Records contained in a dataset
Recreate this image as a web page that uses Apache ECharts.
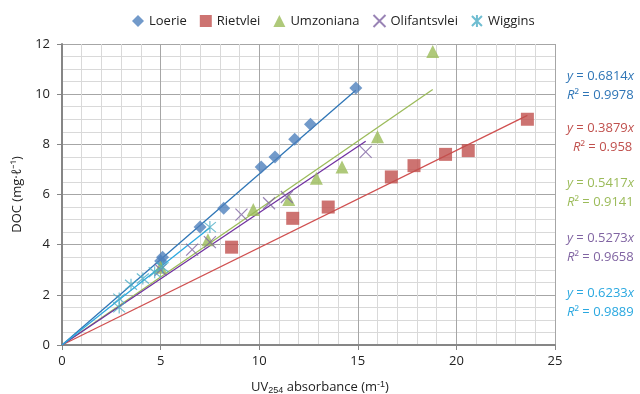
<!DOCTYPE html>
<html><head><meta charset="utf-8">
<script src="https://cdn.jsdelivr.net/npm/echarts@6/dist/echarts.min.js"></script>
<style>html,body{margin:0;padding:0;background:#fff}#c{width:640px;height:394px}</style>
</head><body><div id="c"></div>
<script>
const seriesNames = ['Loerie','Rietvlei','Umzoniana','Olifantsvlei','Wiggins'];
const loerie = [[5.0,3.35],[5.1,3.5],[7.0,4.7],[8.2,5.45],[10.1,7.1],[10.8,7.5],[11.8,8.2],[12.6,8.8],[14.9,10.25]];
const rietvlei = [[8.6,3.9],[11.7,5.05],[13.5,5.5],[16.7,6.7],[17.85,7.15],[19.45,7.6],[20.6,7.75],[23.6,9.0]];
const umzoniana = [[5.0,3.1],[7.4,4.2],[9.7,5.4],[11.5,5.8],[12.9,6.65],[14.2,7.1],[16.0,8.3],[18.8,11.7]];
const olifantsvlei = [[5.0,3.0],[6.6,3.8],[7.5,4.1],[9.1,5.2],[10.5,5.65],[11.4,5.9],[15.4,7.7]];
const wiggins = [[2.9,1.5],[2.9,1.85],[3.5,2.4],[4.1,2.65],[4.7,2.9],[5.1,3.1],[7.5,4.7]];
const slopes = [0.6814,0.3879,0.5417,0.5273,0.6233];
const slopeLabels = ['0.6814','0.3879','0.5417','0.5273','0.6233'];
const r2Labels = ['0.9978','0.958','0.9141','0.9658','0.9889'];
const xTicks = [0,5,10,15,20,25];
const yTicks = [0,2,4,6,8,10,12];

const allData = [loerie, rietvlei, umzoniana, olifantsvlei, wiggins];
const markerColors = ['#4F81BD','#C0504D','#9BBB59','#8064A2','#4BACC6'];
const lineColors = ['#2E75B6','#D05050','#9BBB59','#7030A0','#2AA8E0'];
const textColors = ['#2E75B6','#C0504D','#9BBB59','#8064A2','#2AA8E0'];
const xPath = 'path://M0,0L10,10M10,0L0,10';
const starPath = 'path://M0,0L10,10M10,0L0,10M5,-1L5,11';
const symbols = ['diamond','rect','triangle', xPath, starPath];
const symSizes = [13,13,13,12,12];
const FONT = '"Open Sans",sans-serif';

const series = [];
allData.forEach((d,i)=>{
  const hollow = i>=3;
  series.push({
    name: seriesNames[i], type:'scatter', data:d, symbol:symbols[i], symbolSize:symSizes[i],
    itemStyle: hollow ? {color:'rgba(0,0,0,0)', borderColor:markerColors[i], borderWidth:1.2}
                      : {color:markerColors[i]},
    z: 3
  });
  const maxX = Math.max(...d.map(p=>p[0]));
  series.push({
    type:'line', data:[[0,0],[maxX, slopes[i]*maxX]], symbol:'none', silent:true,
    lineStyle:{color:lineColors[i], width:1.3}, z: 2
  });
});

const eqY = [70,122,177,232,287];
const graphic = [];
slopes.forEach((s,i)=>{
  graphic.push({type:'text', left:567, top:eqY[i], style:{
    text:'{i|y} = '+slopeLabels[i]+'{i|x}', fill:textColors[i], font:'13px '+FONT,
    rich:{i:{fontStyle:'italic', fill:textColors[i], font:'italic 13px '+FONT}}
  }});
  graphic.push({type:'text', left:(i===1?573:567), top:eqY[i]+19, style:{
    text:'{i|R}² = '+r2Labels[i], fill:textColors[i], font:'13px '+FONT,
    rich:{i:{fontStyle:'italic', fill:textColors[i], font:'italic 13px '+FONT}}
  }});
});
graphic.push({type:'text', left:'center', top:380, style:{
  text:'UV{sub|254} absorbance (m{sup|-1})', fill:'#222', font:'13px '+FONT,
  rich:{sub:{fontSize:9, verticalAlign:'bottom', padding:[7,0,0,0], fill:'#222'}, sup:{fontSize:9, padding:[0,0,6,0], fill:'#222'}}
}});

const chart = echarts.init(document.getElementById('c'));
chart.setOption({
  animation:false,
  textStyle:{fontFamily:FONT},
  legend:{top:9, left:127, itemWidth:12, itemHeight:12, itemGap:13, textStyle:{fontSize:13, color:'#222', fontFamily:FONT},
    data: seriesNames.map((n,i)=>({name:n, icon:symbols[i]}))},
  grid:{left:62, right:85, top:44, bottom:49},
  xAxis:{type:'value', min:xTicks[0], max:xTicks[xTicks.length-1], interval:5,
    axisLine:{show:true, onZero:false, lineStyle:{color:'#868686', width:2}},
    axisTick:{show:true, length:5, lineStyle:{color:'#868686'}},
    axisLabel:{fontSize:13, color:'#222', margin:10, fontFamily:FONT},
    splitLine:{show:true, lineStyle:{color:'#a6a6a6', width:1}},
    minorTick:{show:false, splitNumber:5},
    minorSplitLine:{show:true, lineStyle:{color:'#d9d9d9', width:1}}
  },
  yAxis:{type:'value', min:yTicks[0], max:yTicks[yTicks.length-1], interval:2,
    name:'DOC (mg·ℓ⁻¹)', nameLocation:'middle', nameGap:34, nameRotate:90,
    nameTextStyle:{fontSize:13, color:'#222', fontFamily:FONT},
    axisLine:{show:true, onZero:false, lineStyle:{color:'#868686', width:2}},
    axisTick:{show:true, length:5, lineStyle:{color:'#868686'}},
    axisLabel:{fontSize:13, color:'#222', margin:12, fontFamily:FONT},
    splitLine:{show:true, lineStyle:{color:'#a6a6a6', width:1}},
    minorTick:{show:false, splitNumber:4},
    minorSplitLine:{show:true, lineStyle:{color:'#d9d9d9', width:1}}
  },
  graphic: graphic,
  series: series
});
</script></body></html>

* * *

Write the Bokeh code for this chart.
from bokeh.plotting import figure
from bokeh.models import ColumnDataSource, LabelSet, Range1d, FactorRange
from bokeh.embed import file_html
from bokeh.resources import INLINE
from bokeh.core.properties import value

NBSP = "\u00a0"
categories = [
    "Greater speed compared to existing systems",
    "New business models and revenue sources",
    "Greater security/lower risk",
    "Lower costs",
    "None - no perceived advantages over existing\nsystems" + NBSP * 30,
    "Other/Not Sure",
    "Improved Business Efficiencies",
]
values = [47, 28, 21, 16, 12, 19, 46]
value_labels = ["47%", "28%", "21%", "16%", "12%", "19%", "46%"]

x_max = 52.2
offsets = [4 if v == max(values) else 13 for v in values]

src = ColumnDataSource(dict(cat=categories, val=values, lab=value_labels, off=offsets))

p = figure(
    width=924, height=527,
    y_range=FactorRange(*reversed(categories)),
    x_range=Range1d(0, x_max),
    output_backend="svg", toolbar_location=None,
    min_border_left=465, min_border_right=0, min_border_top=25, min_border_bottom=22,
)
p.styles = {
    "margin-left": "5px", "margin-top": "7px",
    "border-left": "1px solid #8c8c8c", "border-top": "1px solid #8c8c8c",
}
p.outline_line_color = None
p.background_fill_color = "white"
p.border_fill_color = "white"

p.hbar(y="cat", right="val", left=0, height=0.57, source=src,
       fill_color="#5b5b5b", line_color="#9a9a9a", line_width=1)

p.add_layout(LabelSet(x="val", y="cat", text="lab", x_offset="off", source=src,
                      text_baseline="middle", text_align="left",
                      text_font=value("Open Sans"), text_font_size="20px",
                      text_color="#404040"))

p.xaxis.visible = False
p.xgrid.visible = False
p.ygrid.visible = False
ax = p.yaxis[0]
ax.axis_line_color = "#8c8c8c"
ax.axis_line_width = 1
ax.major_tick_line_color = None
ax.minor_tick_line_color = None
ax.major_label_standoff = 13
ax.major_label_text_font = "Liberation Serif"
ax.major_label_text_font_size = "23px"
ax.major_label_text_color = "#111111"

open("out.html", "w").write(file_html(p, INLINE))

# TO DO
Begin with the line containing "Write the Bokeh code for this chart.", end with the line containing "val=values, lab=value_labels, off=offsets))", and transcribe exactly every line in that span, with nothing added.

# OUTPUT FOR THIS EXERCISE
Write the Bokeh code for this chart.
from bokeh.plotting import figure
from bokeh.models import ColumnDataSource, LabelSet, Range1d, FactorRange
from bokeh.embed import file_html
from bokeh.resources import INLINE
from bokeh.core.properties import value

NBSP = "\u00a0"
categories = [
    "Greater speed compared to existing systems",
    "New business models and revenue sources",
    "Greater security/lower risk",
    "Lower costs",
    "None - no perceived advantages over existing\nsystems" + NBSP * 30,
    "Other/Not Sure",
    "Improved Business Efficiencies",
]
values = [47, 28, 21, 16, 12, 19, 46]
value_labels = ["47%", "28%", "21%", "16%", "12%", "19%", "46%"]

x_max = 52.2
offsets = [4 if v == max(values) else 13 for v in values]

src = ColumnDataSource(dict(cat=categories, val=values, lab=value_labels, off=offsets))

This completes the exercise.